Liebe Susanne,
danke der Nachfrage. Hier ist alles prächtig. Also mal so vom Eingelegten her.
Weißt Du übrigens, daß ich einige Zeit meines Lebens damit verbracht habe, mir alte Berliner Redewendungen auszudenken?
Sowas wie: „Jetzt steht der mir hier wieder die Ecken voll!“ „Der guckt mir noch die Brille schmutzig“ oder „Das brutzelt Dir das Obst weg!“
Apropos Obst. Hast Du die Pressekonferenz der österreichischen Regierung gesehen? Alle mit Mundschutz. Irgendwie hat mich das auch an die früheren Videos der RAF-Terroristen erinnert. Ach die RAF. Da wird sich der Staat in ruhigen Momenten jetzt womöglich auch ab und an denken: Das waren noch Zeiten, als die mein größtes Problem waren.
Apropos Zeiten: Die Kinder haben gestern mit einem Programm gespielt, welches Menschen jünger machen kann.
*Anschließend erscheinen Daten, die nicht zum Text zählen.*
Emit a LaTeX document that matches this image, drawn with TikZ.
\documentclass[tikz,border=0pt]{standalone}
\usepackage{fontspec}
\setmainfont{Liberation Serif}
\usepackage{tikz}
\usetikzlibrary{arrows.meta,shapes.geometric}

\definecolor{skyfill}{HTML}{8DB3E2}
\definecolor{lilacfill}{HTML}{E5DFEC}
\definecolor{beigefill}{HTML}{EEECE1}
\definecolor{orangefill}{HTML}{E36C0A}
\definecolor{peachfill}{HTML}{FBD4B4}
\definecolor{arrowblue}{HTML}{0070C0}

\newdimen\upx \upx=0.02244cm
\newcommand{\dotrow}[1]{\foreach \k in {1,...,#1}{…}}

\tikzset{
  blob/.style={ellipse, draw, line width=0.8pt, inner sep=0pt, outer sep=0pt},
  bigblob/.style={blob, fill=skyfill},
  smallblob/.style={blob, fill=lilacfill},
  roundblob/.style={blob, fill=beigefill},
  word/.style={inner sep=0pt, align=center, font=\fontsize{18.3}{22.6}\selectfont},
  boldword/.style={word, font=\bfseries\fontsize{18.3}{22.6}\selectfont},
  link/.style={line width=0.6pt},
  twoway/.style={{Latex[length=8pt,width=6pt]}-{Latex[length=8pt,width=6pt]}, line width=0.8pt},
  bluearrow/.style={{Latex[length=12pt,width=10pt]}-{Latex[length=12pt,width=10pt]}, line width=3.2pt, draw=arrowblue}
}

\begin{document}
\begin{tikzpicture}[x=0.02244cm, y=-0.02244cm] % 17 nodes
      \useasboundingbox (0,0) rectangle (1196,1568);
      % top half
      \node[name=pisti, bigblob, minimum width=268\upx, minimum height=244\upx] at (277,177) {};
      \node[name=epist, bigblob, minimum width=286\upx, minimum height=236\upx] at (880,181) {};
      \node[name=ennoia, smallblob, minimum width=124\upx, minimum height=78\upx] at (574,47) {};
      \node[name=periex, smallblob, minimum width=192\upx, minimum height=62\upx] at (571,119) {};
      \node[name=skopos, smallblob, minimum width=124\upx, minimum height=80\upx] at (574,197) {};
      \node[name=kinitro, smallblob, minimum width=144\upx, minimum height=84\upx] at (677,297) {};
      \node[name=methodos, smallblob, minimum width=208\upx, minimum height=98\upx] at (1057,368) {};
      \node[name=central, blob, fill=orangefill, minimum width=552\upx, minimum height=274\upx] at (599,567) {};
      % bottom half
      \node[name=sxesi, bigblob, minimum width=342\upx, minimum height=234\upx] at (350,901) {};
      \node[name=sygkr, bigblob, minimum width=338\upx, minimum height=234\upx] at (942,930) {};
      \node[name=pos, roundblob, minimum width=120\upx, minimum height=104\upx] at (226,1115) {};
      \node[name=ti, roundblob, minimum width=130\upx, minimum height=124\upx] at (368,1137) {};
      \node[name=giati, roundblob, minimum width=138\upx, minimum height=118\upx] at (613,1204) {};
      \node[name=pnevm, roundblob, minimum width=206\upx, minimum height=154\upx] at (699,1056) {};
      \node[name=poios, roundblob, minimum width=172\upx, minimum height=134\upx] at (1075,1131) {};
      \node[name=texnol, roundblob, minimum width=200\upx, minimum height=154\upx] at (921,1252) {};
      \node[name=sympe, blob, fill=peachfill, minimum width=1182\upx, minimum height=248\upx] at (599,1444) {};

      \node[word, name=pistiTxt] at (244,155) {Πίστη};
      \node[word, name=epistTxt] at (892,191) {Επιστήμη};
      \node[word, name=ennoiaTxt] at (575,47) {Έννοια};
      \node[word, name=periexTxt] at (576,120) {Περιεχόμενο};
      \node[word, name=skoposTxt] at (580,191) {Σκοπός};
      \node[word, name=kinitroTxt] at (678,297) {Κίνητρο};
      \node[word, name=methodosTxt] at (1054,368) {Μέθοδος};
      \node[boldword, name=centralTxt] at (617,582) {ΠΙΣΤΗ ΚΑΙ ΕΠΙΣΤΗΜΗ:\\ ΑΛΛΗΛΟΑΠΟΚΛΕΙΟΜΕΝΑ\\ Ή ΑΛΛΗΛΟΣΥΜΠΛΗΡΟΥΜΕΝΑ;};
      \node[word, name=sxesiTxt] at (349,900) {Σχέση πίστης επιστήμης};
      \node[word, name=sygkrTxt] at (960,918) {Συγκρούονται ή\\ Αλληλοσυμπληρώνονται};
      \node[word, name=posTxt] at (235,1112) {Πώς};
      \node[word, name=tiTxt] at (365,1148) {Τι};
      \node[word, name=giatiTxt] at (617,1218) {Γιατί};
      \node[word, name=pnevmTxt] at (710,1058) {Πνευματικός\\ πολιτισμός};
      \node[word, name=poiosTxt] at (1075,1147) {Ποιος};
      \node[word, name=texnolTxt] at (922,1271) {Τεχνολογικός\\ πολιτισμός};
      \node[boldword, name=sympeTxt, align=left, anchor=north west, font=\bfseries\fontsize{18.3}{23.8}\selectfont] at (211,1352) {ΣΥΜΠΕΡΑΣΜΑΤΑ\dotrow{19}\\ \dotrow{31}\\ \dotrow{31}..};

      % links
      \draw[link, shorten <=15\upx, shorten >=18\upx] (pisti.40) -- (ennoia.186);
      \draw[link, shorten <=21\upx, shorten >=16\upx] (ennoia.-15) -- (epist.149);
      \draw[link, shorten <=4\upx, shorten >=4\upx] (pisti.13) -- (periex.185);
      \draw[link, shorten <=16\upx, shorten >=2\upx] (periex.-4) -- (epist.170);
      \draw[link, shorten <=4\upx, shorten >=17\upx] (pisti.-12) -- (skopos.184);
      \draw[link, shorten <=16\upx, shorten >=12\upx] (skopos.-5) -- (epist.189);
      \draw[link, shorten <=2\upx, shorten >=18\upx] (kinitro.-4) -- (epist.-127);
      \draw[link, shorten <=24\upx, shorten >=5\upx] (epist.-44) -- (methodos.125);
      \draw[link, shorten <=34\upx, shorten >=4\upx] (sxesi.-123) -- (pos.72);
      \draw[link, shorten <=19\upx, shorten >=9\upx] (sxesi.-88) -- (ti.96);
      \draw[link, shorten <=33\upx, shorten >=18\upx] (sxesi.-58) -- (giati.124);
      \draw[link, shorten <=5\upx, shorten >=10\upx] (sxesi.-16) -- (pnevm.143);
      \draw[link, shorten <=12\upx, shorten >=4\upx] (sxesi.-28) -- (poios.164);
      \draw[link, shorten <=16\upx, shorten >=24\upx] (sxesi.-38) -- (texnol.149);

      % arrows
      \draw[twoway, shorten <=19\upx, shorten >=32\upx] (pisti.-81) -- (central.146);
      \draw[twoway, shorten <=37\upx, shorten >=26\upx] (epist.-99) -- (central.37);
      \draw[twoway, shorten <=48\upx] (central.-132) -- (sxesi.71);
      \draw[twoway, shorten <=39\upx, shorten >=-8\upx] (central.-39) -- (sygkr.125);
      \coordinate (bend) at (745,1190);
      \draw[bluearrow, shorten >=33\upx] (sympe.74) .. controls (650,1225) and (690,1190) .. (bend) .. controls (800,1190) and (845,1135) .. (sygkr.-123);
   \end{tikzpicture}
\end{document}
Also nicht in echt. So erfolgreich war das home-schooling nun auch nicht. Nur am Computer. Man macht ein Foto von sich und dann kann das Programm Dir mal eben so zwanzig, dreissig Jahre aus dem Gesicht rausmorphen. Das ist schon interessant. Aber auch erschreckend. Denn als mein dreißigjähriges Erscheinungsbild errechnet war, musste ich feststellen: So habe ich nie ausgesehen. Mit 40 war ich mir noch ähnlich gewesen, mit 20 auch wieder. Doch den dreißigjährigen Horst hatte ich noch nie gesehen.
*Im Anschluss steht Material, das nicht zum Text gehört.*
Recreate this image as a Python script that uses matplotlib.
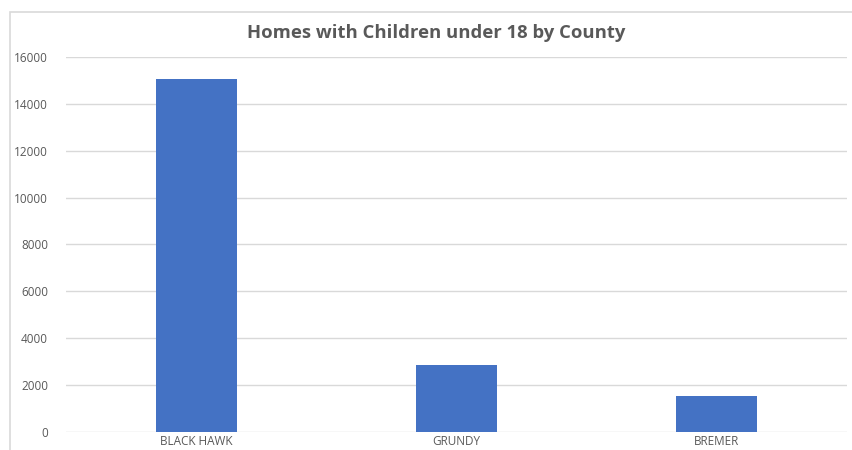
import matplotlib.pyplot as plt
from matplotlib.patches import Rectangle

counties = ["BLACK HAWK", "GRUNDY", "BREMER"]
homes_with_children = [15080, 2850, 1550]
y_ticks = [0, 2000, 4000, 6000, 8000, 10000, 12000, 14000, 16000]

plt.rcParams['font.family'] = ['Open Sans', 'DejaVu Sans']
text_gray = "#595959"
grid_gray = "#d9d9d9"

fig = plt.figure(figsize=(8.52, 4.5), dpi=100)

# chart frame (runs off the right and bottom edges)
fig.patches.append(Rectangle((10 / 852, -0.1), 1.2, 1.1 - 12 / 450,
                             transform=fig.transFigure, fill=False,
                             edgecolor=grid_gray, linewidth=1.2))

ax = fig.add_axes([66 / 852, 18 / 450, 781 / 852, 375 / 450])
x = range(len(counties))
ax.bar(x, homes_with_children, width=0.31, color="#4472C4", zorder=3)

ax.set_xlim(-0.5, len(counties) - 0.5)
ax.set_ylim(0, 16000)
ax.set_yticks(y_ticks)
ax.set_yticklabels([str(v) for v in y_ticks])
ax.set_xticks(list(x))
ax.set_xticklabels(counties)
ax.tick_params(axis='both', length=0, colors=text_gray, labelsize=8.5)
ax.tick_params(axis='y', pad=13)
ax.tick_params(axis='x', pad=2.5)
ax.grid(axis='y', color=grid_gray, linewidth=1, zorder=0)
for side in ax.spines:
    ax.spines[side].set_visible(False)

fig.text(436 / 852, 1 - 33 / 450, "Homes with Children under 18 by County",
         ha='center', va='center', fontsize=13.3, fontweight='bold', color=text_gray)

fig.savefig("out.png", dpi=100)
Die Kinder meinen, ein Irrtum des Programms sei quasi ausgeschlossen. Somit muss ich davon ausgehen, daß das Leben mir meine dreißiger Jahre vorenthalten hat. Also zumindest mal vom Gesicht her. Da bin ich offensichtlich ein Frühentwickler. Also hatte schon mit Mitte zwanzig das Niveau eines Vierzigjährigen erreicht. Im Gesicht. Das erklärt im Rückblick nun doch so einiges.
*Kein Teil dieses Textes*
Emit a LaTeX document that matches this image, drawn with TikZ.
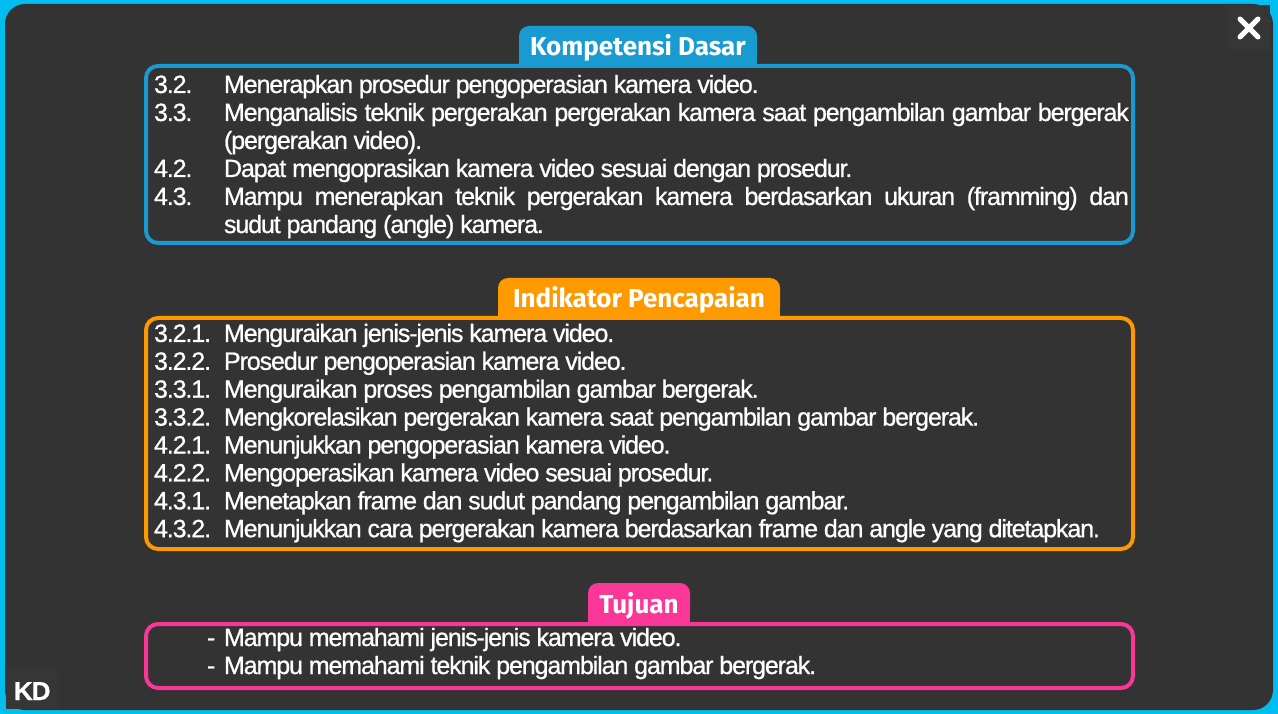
\documentclass[tikz,border=0pt]{standalone}
\usepackage{fontspec}
\setmainfont{Liberation Sans}[LetterSpace=-4.4,FakeBold=0.8]
\newfontfamily\tabfont{Fira Sans}
\usetikzlibrary{positioning}
\definecolor{bgcyan}{RGB}{0,190,240}
\definecolor{panel}{RGB}{51,51,51}
\definecolor{panelhi}{RGB}{54,54,54}
\definecolor{kdblue}{RGB}{25,155,210}
\definecolor{kdorange}{RGB}{255,153,0}
\definecolor{kdpink}{RGB}{250,55,150}

\begin{document}
\begin{tikzpicture}[x=1pt,y=-1pt,line width=4pt,
  item/.style={anchor=base west,inner sep=0pt,text=white,font=\fontsize{25}{28}\selectfont},
  tabtext/.style={anchor=base,inner sep=0pt,text=white,font=\tabfont\bfseries\fontsize{26}{30}\selectfont}]
   % frame
   \fill[bgcyan] (0,0) rectangle (1278,714);
   \fill[panel, rounded corners=20] (5,4) rectangle (1273,710);
   \fill[panelhi] (1228,5) rectangle (1270,50);
   \fill[panelhi] (6,668) rectangle (58,709);
   \draw[white, line width=5pt, line cap=round] (1240,19) -- (1258,37) (1258,19) -- (1240,37);
   \node[anchor=base west, inner sep=0pt, text=white, font=\bfseries\fontsize{26}{30}\selectfont] (kdlabel) at (12,700) {KD};

   % Kompetensi Dasar
   \draw[kdblue, rounded corners=12] (146,66) rectangle (1133,243);
   \fill[kdblue, rounded corners=10] (519,26) rectangle (757,66);
   \fill[kdblue] (519,50) rectangle (757,66);
   \node[tabtext] (kdtab) at (638,56) {Kompetensi Dasar};
   \node[item] (kdn1) at (152,93) {3.2.};
   \node[item] (kd1) at (222,93) {Menerapkan prosedur pengoperasian kamera video.};
   \node[item] (kdn2) at (152,121) {3.3.};
   \node[item] (kd2) at (222,121) {\makebox[905pt][s]{Menganalisis teknik pergerakan pergerakan kamera saat pengambilan gambar bergerak}};
   \node[item] (kd3) at (222,149) {(pergerakan video).};
   \node[item] (kdn4) at (152,177) {4.2.};
   \node[item] (kd4) at (222,177) {Dapat mengoprasikan kamera video sesuai dengan prosedur.};
   \node[item] (kdn5) at (152,205) {4.3.};
   \node[item] (kd5) at (222,205) {\makebox[905pt][s]{Mampu menerapkan teknik pergerakan kamera berdasarkan ukuran (framming) dan}};
   \node[item] (kd6) at (222,233) {sudut pandang (angle) kamera.};

   % Indikator Pencapaian
   \draw[kdorange, rounded corners=12] (146,318) rectangle (1133,549);
   \fill[kdorange, rounded corners=10] (498,278) rectangle (780,318);
   \fill[kdorange] (498,302) rectangle (780,318);
   \node[tabtext] (indtab) at (639,308) {Indikator Pencapaian};
   \foreach \n/\t [count=\i] in {
     {3.2.1.}/{Menguraikan jenis-jenis kamera video.},
     {3.2.2.}/{Prosedur pengoperasian kamera video.},
     {3.3.1.}/{Menguraikan proses pengambilan gambar bergerak.},
     {3.3.2.}/{Mengkorelasikan pergerakan kamera saat pengambilan gambar bergerak.},
     {4.2.1.}/{Menunjukkan pengoperasian kamera video.},
     {4.2.2.}/{Mengoperasikan kamera video sesuai prosedur.},
     {4.3.1.}/{Menetapkan frame dan sudut pandang pengambilan gambar.},
     {4.3.2.}/{Menunjukkan cara pergerakan kamera berdasarkan frame dan angle yang ditetapkan.}} {
     \node[item] (indn\i) at (152,314+27.9*\i) {\n};
     \node[item] (ind\i) at (222,314+27.9*\i) {\t};
   }

   % Tujuan
   \draw[kdpink, rounded corners=12] (146,624) rectangle (1133,688);
   \fill[kdpink, rounded corners=10] (588,583) rectangle (690,624);
   \fill[kdpink] (588,608) rectangle (690,624);
   \node[tabtext] (tjtab) at (639,613) {Tujuan};
   \node[item] (tjd1) at (205,646) {-};
   \node[item] (tj1) at (222,646) {Mampu memahami jenis-jenis kamera video.};
   \node[item] (tjd2) at (205,674) {-};
   \node[item] (tj2) at (222,674) {Mampu memahami teknik pengambilan gambar bergerak.};
\end{tikzpicture}
\end{document}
Noch irritierender wurde es allerdings, als wir später auch noch rumgespielt haben. Also andere Dinge, wie zum Beispiel Obst fotografiert und dann verjüngt haben. Denn ein etwas alter, schon eher runzliger Apfel hat tatsächlich, nachdem wir ihn rund fünfzig Jahre verjüngt hatten, ziemlich genau so ausgesehen, wie ich heute. Da war aber ein Hallo in der Familie und mir fiel auch nichts weiter mehr ein als die alte Berliner Redewendung:
„Da guckt einen doch der Trottel aussem Spiegel an.“
Immer eine handbreit Mampe im Glas wünscht Dir
Horst
P.S.: Anbei das Bild von mir als Hundertdreijähriger. Ich finde, hätte schlimmer kommen können.